-- DATA EXCERPT start --

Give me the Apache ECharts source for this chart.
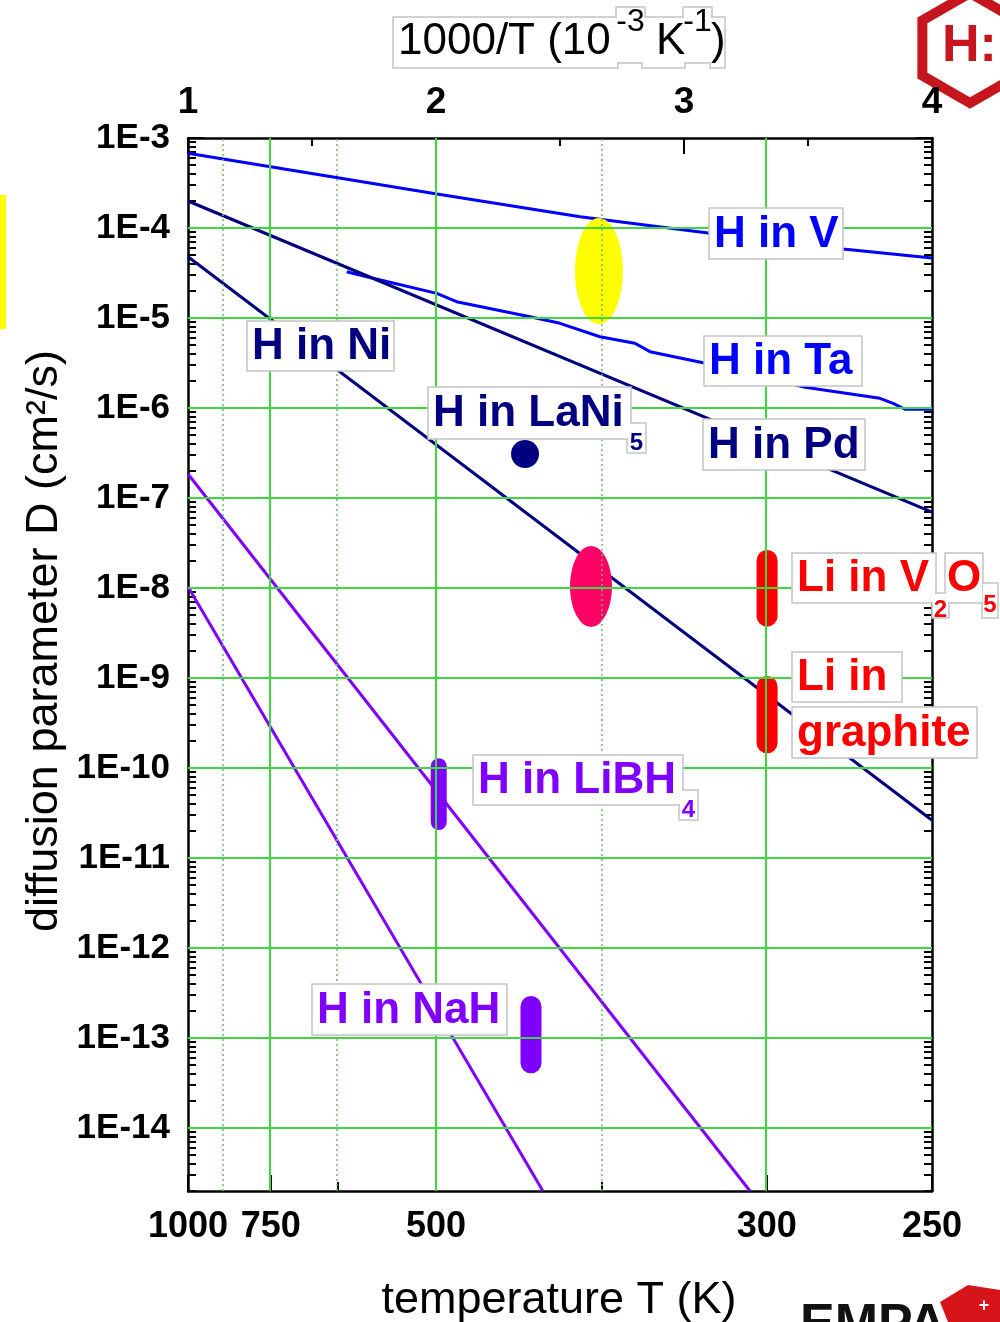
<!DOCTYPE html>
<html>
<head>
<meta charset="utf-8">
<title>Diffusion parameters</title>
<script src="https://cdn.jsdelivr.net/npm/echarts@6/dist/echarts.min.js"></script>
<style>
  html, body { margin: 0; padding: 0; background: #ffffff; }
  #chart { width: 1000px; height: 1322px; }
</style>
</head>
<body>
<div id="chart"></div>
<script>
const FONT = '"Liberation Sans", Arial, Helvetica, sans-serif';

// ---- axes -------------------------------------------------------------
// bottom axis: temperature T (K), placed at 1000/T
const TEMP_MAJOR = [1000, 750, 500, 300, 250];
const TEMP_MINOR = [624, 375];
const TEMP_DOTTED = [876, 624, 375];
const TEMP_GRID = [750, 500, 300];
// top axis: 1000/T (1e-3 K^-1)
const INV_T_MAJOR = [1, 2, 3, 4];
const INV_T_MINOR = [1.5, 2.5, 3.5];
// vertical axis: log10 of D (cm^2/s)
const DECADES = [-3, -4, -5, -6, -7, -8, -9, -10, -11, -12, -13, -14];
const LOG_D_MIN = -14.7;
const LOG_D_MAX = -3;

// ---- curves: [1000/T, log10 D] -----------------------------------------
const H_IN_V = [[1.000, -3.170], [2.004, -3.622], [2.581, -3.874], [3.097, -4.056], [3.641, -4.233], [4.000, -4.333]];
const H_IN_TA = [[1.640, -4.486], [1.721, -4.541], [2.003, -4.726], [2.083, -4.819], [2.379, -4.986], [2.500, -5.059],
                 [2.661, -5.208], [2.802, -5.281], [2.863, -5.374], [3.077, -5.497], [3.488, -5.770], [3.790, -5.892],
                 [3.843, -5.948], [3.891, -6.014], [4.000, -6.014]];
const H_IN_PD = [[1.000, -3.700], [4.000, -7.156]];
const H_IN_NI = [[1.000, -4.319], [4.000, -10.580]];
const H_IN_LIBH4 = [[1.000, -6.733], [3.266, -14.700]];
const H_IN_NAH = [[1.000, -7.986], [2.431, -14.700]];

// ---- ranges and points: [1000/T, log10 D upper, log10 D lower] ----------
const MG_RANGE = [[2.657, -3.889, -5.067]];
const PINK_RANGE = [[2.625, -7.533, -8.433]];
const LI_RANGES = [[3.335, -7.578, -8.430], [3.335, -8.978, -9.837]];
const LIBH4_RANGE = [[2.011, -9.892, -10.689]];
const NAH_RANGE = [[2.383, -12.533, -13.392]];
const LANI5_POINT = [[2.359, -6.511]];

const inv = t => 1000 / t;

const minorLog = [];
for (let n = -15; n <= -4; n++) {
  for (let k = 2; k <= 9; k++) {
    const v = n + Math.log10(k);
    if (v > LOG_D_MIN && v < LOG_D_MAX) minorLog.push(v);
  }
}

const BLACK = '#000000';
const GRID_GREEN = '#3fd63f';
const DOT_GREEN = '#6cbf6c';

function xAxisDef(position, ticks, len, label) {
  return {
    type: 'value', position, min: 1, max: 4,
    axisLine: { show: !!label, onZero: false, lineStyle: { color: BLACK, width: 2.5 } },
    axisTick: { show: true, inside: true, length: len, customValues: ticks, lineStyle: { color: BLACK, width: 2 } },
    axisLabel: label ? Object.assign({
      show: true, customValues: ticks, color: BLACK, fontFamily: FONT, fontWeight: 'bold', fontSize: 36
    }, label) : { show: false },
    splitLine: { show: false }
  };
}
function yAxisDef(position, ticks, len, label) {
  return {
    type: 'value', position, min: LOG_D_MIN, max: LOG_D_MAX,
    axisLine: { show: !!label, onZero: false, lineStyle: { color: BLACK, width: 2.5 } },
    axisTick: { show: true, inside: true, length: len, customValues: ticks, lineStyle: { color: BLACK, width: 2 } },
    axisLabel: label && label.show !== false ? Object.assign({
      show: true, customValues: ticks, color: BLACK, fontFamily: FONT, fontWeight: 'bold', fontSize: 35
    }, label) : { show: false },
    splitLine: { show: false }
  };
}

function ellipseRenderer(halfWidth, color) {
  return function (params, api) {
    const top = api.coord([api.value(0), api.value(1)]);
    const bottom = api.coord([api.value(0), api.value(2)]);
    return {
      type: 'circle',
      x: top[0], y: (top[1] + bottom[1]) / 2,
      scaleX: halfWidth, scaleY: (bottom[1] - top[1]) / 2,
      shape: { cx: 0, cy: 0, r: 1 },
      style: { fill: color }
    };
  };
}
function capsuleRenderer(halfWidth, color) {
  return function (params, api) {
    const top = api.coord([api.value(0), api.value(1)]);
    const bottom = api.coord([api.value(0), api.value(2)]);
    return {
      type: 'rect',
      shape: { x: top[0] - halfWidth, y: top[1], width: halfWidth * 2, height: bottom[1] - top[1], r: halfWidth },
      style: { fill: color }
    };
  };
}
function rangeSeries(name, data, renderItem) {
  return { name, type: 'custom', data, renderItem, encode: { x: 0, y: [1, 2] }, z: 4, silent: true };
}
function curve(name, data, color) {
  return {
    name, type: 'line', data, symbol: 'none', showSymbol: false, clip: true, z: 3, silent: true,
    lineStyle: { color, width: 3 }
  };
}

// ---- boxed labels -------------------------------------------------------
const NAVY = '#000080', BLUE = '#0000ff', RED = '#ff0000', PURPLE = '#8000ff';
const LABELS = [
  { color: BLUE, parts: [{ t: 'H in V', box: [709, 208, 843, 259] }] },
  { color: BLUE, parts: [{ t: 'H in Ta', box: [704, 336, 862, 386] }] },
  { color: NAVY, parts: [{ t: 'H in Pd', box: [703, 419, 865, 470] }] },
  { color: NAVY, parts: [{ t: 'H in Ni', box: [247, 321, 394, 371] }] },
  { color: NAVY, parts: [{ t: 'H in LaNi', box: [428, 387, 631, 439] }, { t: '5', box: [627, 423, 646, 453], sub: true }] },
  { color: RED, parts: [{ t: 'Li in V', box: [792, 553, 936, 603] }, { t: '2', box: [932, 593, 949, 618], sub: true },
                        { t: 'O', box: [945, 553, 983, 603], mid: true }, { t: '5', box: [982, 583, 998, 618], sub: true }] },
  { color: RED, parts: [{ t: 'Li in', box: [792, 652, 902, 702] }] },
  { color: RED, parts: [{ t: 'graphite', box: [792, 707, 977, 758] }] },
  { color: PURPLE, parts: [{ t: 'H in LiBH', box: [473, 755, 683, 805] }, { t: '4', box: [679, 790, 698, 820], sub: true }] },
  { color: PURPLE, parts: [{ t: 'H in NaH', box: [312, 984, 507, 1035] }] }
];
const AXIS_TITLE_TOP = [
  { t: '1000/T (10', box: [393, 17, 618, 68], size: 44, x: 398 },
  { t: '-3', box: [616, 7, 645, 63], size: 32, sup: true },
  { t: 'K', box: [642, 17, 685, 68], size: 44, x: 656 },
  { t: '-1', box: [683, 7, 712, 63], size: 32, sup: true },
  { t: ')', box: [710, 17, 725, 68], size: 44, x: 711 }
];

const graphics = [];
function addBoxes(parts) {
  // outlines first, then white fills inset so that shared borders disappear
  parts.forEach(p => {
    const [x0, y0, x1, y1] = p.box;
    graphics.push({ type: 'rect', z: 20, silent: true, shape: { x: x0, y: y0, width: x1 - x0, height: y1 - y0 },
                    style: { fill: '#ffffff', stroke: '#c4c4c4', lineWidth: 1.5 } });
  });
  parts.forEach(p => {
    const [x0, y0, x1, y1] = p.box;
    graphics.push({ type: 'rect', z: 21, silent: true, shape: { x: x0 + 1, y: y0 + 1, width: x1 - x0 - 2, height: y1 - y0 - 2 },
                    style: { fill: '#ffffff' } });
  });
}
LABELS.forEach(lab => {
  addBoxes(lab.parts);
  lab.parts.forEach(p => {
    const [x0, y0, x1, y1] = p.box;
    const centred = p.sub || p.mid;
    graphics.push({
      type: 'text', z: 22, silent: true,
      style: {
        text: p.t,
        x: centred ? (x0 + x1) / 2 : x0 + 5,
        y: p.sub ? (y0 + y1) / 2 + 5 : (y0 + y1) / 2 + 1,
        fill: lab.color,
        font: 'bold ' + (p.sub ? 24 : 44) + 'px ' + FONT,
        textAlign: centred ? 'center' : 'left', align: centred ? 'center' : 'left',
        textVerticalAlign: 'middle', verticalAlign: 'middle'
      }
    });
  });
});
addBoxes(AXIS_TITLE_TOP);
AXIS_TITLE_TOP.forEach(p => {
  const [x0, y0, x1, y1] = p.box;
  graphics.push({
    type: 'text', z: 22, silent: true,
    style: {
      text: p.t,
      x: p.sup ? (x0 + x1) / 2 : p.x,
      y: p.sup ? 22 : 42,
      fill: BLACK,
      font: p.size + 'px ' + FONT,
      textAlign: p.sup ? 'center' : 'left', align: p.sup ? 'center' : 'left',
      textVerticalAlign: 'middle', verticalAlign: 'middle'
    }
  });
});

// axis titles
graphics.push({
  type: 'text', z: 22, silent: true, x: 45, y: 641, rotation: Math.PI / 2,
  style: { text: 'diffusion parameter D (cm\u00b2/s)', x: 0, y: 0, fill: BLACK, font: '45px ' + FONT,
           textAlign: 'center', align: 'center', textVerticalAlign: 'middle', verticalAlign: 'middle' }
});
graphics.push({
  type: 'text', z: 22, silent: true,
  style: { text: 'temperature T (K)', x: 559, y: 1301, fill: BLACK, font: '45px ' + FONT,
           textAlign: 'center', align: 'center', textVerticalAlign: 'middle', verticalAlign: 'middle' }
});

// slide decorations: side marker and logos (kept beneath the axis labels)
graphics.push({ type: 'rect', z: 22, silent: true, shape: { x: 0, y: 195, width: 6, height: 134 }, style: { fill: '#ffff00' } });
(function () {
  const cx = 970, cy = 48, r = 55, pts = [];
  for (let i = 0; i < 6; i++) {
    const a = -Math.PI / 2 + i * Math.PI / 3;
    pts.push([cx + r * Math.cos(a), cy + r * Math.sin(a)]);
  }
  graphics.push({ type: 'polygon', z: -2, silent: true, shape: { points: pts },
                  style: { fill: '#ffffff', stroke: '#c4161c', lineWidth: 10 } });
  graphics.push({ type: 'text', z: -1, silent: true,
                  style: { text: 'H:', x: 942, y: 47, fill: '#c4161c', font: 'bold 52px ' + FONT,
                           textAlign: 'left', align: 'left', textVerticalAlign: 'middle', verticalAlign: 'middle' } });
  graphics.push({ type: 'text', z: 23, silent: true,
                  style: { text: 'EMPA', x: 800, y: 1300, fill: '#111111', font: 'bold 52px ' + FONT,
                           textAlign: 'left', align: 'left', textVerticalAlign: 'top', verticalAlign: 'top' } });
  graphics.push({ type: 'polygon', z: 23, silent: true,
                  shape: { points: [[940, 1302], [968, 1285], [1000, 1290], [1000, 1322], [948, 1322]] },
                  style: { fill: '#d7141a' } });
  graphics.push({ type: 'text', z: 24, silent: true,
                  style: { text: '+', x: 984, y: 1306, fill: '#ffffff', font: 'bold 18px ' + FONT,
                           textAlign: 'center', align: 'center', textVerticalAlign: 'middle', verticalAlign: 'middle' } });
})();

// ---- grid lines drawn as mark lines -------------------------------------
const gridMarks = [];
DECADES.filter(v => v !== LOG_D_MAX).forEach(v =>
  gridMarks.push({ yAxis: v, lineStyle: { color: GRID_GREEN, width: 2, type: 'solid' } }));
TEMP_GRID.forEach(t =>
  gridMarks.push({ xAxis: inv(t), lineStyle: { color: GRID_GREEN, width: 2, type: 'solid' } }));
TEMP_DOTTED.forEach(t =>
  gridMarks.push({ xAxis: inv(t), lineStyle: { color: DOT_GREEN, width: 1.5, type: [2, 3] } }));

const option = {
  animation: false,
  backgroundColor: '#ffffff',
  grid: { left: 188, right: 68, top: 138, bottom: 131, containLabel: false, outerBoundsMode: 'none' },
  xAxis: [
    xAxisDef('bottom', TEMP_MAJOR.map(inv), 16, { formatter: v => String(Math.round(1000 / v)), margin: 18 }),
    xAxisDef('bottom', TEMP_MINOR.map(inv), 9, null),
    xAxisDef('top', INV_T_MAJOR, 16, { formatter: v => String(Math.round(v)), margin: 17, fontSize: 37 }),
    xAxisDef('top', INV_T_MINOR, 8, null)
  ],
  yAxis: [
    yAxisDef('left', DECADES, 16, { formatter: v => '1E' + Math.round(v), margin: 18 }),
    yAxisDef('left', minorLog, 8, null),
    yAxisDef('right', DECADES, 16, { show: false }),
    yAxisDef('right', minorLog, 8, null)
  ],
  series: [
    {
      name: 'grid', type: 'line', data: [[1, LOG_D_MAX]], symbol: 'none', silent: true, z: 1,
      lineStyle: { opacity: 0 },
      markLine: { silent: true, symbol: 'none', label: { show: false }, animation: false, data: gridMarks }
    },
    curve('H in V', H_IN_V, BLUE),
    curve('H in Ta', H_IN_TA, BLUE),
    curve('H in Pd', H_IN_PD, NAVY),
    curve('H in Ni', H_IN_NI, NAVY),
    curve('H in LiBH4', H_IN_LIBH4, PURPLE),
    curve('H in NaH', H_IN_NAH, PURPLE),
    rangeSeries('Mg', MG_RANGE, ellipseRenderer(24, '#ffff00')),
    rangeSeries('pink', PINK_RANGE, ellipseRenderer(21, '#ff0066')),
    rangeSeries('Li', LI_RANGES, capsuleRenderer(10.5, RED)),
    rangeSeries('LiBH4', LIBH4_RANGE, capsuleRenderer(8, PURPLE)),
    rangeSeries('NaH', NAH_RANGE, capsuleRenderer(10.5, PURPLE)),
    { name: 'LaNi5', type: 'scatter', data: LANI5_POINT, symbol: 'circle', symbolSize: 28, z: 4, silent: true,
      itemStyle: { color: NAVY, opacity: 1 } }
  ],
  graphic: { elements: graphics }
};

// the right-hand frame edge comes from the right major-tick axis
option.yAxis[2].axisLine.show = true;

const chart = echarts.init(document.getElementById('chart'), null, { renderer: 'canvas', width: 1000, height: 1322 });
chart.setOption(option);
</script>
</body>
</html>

-- DATA EXCERPT end --

*DESCRIPTION OF THE TASK*.
Reproduce the material above exactly, first line through the line that contains "Arial, Helvetica, sans-serif';", minus the pictures.

*RESULT BELOW*.
Give me the Apache ECharts source for this chart.
<!DOCTYPE html>
<html>
<head>
<meta charset="utf-8">
<title>Diffusion parameters</title>
<script src="https://cdn.jsdelivr.net/npm/echarts@6/dist/echarts.min.js"></script>
<style>
  html, body { margin: 0; padding: 0; background: #ffffff; }
  #chart { width: 1000px; height: 1322px; }
</style>
</head>
<body>
<div id="chart"></div>
<script>
const FONT = '"Liberation Sans", Arial, Helvetica, sans-serif';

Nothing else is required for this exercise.